Friday, October 12, 2007


Number One of "Seven Hells!" Comics' 5 Greatest Douchebags

Somebody call The FBI 'cause this little b*tch has been commiting hate crimes for over sixty-five years.

Arrest his ass for blocking the rooster.

For wanting everyone around him to be as ho-po' as his punk ass.

For treating a true player like a redheaded stepchild.

For trying to steal a true pimp's stable.

For hating on a man who for 65 years has kept two fine young ladies plush in his garden of pimply delights.

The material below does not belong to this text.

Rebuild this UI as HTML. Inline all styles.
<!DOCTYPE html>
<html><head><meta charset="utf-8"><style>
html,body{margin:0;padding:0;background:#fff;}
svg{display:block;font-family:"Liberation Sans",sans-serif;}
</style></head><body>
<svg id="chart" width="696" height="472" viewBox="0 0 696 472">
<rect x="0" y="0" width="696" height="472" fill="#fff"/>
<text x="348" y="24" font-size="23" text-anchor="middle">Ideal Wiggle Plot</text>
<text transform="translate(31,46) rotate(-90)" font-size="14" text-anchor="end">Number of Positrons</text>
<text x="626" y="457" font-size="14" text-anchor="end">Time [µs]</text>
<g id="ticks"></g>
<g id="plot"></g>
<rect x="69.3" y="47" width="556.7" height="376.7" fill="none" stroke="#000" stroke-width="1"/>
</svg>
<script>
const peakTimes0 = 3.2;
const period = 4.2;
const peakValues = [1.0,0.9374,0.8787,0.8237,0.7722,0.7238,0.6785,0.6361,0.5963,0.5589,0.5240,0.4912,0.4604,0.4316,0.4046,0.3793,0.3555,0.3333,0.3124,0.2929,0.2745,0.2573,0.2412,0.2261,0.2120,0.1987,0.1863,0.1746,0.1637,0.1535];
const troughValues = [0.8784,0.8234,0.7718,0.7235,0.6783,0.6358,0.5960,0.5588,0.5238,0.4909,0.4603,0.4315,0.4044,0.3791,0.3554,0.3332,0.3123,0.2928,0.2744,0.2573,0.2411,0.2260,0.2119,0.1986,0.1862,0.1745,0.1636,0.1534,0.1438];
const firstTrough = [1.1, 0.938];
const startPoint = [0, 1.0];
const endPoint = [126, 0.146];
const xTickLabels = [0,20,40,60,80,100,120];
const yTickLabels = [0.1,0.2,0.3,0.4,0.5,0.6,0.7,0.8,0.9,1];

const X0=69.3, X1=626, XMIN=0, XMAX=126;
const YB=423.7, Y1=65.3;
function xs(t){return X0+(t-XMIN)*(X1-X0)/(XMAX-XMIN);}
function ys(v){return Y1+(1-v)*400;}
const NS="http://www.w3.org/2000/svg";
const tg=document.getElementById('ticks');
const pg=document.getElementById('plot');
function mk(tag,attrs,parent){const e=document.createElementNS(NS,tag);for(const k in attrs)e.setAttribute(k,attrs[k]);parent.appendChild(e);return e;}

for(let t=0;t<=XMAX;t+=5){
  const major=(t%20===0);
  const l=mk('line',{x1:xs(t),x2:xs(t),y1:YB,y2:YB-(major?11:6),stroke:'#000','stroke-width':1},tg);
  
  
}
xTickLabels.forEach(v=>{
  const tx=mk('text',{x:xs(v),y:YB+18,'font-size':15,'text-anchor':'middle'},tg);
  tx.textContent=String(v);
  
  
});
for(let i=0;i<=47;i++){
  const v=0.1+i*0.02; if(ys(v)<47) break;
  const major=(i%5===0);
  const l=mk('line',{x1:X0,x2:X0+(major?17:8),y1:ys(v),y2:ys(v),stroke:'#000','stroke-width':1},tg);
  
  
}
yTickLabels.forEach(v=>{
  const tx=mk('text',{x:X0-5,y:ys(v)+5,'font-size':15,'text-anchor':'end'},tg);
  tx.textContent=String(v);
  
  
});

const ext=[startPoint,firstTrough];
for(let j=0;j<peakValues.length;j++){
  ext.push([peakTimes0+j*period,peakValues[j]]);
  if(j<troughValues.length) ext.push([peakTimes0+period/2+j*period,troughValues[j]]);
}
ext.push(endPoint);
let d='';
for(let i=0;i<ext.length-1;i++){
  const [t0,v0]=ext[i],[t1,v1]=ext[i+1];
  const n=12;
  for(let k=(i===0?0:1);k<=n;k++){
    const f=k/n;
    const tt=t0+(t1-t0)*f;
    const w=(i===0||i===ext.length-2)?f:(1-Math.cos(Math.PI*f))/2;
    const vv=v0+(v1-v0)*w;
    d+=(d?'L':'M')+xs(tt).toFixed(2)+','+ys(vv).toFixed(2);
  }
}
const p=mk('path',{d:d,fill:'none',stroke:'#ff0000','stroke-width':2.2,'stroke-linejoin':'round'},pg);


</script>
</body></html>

Ladies and gentlemen, I give to you The High Priest of Hatin', that Kaiser of The C*ckblock...

Pubic Enemy Number One...

Comics' Greatest Douchebag Of All Time...

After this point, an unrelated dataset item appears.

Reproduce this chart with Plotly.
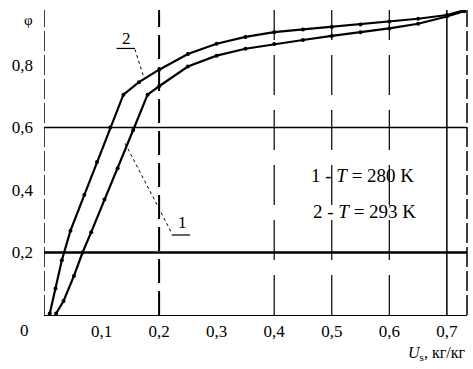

(May the squirrels forever forage for your nuts.)



Ahahaha. Never saw that one coming. Yes indeed, cockblocking is like the repulsor ray of the douchebag.
I defied you to find someone to out-douchebag Tony Stark, and darn if you didn't go and do it.

The rumors are true: thou errest not.
I am sorry I ever doubted you
That's amazing. And perfect. Perfect and amazing.
Devon erreth not.
Congratulations to the Black Adam of Riverdale!
*golf clap*
Wait a second: put his hair up in a bun, and Reggie Mantle becomes Olive Oyl. The guy dresses up as a woman just to cock-tease sailors ... now that's world-class douchebaggery.
But...but...dammit I LIKE Reggie! Yes, he's evil, but darn it, he does it with such panache!
Well played!
Yes. And yet again, yes. I had a moment of doubt that you wouldn't be able to top Iron Man, but you pulled it out. Glorious, sir.
He looks like evil adult Kid Miracleman.